Since the early 20th century, DC transformers have become more efficient, as others have noted.

Given that electric grid transmission occurs at a wide range of voltages (~275kV generation, ~100kV long distance, 50kV local, 110/220V residential/commercial drops), efficient, reliable, cheap transformers were required, giving the initial edge to AC.

https://en.wikipedia.org/wiki/Electrical_grid#Voltage


HVDC is much better than anything else for long distance transmission. But the gain is because of the high voltage part, not the DC one.

The one thing that pushes people into DC is that phase synchronization is a huge problem on high voltage. So, for indirect reasons, DC gets to be the winner right now.


“But the gain is because of the high voltage part, not the DC one.“

What do you mean by that? My understanding is the HVDC lines are still lower V than an AC line (the Soviet even had 500lV lines), and therefore DCs advantages are no coupling to ground, no Z reflections and ability to connect to any grid.


A quick search will lead you somewhere like here: https://en.wikipedia.org/wiki/High-voltage_direct_current.

> Most HVDC links use voltages between 100 kV and 800 kV.

By contrast, high voltage AC lines are around 10kV to (very rarely) 100kV. AC presents some more problems to high voltage than just phase synchronization (so even two point lines are DC), but the gains come mostly from the HV part, and AC is avoided because it doesn't play well with HV, reverting the gains.


Ac transmission lines are regularly 500kv with some famous ones in Quebec being 750kv. I believe there are even higher now.


Standard (long distance) lines in Europe carry 380kv AC.
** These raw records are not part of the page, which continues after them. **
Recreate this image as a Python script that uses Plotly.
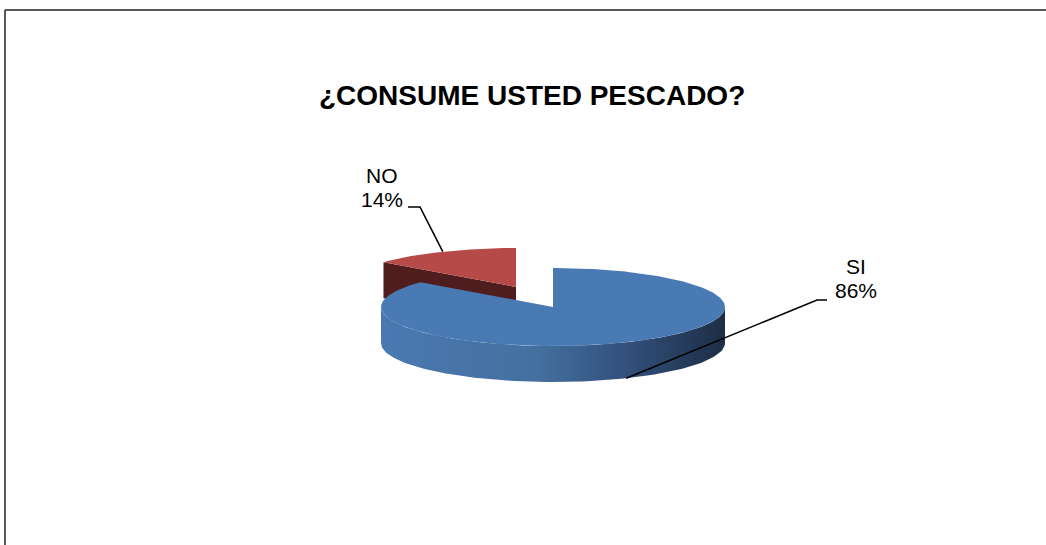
import numpy as np
import plotly.graph_objects as go

# ---- data ----
categories = ["SI", "NO"]
values = [86, 14]
top_colors = ["#4a7ab4", "#b64a48"]
wall_colors = ["#2c4a72", "#4f1d1d"]
title_text = "¿CONSUME USTED PESCADO?"

# ---- geometry (pixel space) ----
W, H = 1046, 545
CX, CY = 553, 307          # centre of top face of the un-exploded pie
A, B = 172, 39              # ellipse semi axes
T = 36                      # thickness
explode = {"NO": (-37, -20)}

total = float(sum(values))
fracs = [v / total for v in values]
starts = np.cumsum([0] + fracs[:-1]) * 360.0
ends = np.cumsum(fracs) * 360.0


def pt(cx, cy, th_deg, dy=0.0):
    th = np.radians(th_deg)
    return cx + A * np.sin(th), cy - B * np.cos(th) + dy


def arc(cx, cy, t0, t1, dy=0.0, n=120):
    th = np.linspace(t0, t1, n)
    x, y = pt(cx, cy, th, dy)
    return list(x), list(y)


fig = go.Figure()

order = sorted(range(len(values)), key=lambda i: 0 if categories[i] in explode else 1)
geo = {}
for i in order:
    name = categories[i]
    ox, oy = explode.get(name, (0, 0))
    cx, cy = CX + ox, CY + oy
    t0, t1 = starts[i], ends[i]
    geo[name] = (cx, cy, t0, t1)

    # radial walls that face the viewer
    for th, sign in ((t0, -1), (t1, 1)):
        r = np.radians(th)
        nz = sign * np.sin(r)
        if nz > 1e-6:
            px, py = pt(cx, cy, th)
            xs = [cx, px, px, cx, cx]
            ys = [cy, py, py + T, cy + T, cy]
            fig.add_trace(go.Scatter(x=xs, y=ys, fill="toself", mode="lines",
                                     line=dict(width=0), fillcolor=wall_colors[i],
                                     hoverinfo="skip", showlegend=False))

    # curved front wall (visible for angles 90..270)
    f0, f1 = max(t0, 90), min(t1, 270)
    if f1 > f0:
        xa, ya = arc(cx, cy, f0, f1)
        xb, yb = arc(cx, cy, f1, f0, dy=T)
        kw = dict(x=xa + xb + [xa[0]], y=ya + yb + [ya[0]], fill="toself",
                  mode="lines", line=dict(width=0), hoverinfo="skip", showlegend=False)
        if name == "SI":
            kw["fillgradient"] = dict(type="horizontal", start=cx - A, stop=cx + A,
                                      colorscale=[[0, "#4a79b2"], [0.45, "#44709f"],
                                                  [0.7, "#33527e"], [1, "#1d2d45"]])
        else:
            kw["fillcolor"] = wall_colors[i]
        fig.add_trace(go.Scatter(**kw))

    # top face
    xa, ya = arc(cx, cy, t0, t1, n=300)
    fig.add_trace(go.Scatter(x=[cx] + xa + [cx], y=[cy] + ya + [cy], fill="toself",
                             mode="lines", line=dict(width=0), fillcolor=top_colors[i],
                             hoverinfo="skip", showlegend=False))

# ---- leader lines and labels ----
label_pos = {"NO": (382, 175, 199), "SI": (856, 266, 290)}
for i, name in enumerate(categories):
    cx, cy, t0, t1 = geo[name]
    mid = (t0 + t1) / 2
    if name == "NO":
        ex, ey = pt(cx, cy, mid)
        lx = [ex, 420, 408]
        ly = [ey, 207, 207]
    else:
        ex, ey = pt(cx, cy, mid, dy=T)
        lx = [ex, 817, 827]
        ly = [ey, 300, 300]
    fig.add_trace(go.Scatter(x=lx, y=ly, mode="lines",
                             line=dict(color="black", width=1.6),
                             hoverinfo="skip", showlegend=False))
    tx, ty1, ty2 = label_pos[name]
    lab_font = dict(family="Liberation Sans, Arial", size=21, color="black")
    fig.add_annotation(x=tx, y=ty1, xref="x", yref="y", showarrow=False,
                       text=name, font=lab_font, height=21, borderpad=0)
    fig.add_annotation(x=tx, y=ty2, xref="x", yref="y", showarrow=False,
                       text=f"{round(values[i] / total * 100)}%", font=lab_font,
                       height=21, borderpad=0)

fig.add_annotation(x=532, y=95, xref="x", yref="y", showarrow=False,
                   text=f"<b>{title_text}</b>",
                   font=dict(family="Liberation Sans, Arial", size=28, color="black"))

# border
fig.add_shape(type="line", x0=5, x1=W + 5, y0=10, y1=10, xref="x", yref="y",
              line=dict(color="#222222", width=1.5))
fig.add_shape(type="line", x0=5, x1=5, y0=10, y1=H + 5, xref="x", yref="y",
              line=dict(color="#222222", width=1.5))

fig.update_layout(
    width=W, height=H,
    margin=dict(l=0, r=0, t=0, b=0),
    paper_bgcolor="white", plot_bgcolor="white",
    xaxis=dict(range=[0, W], visible=False, fixedrange=True),
    yaxis=dict(range=[H, 0], visible=False, fixedrange=True),
)

fig.write_html("out.html", config={"displayModeBar": False},
               post_script="document.body.style.margin='0';document.body.style.overflow='hidden';")
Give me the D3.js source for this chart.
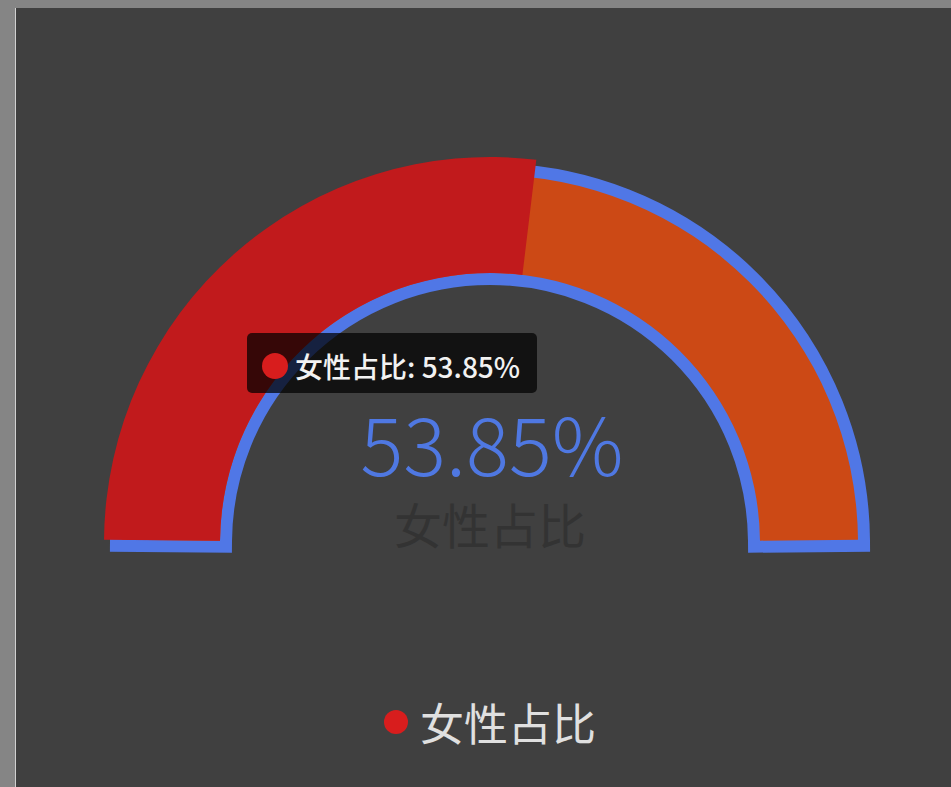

Lots of good answers in the replies here, but one more thing to keep in mind is that, when the DC vs AC argument was going on in the late 1800s and early 1900s, we were still 40 years away from discovering semiconductors.

Nowadays, a lot of residential loads at least would probably be more efficient with DC coming into the house with the popularization off brushless DC motors and all the technology around the house.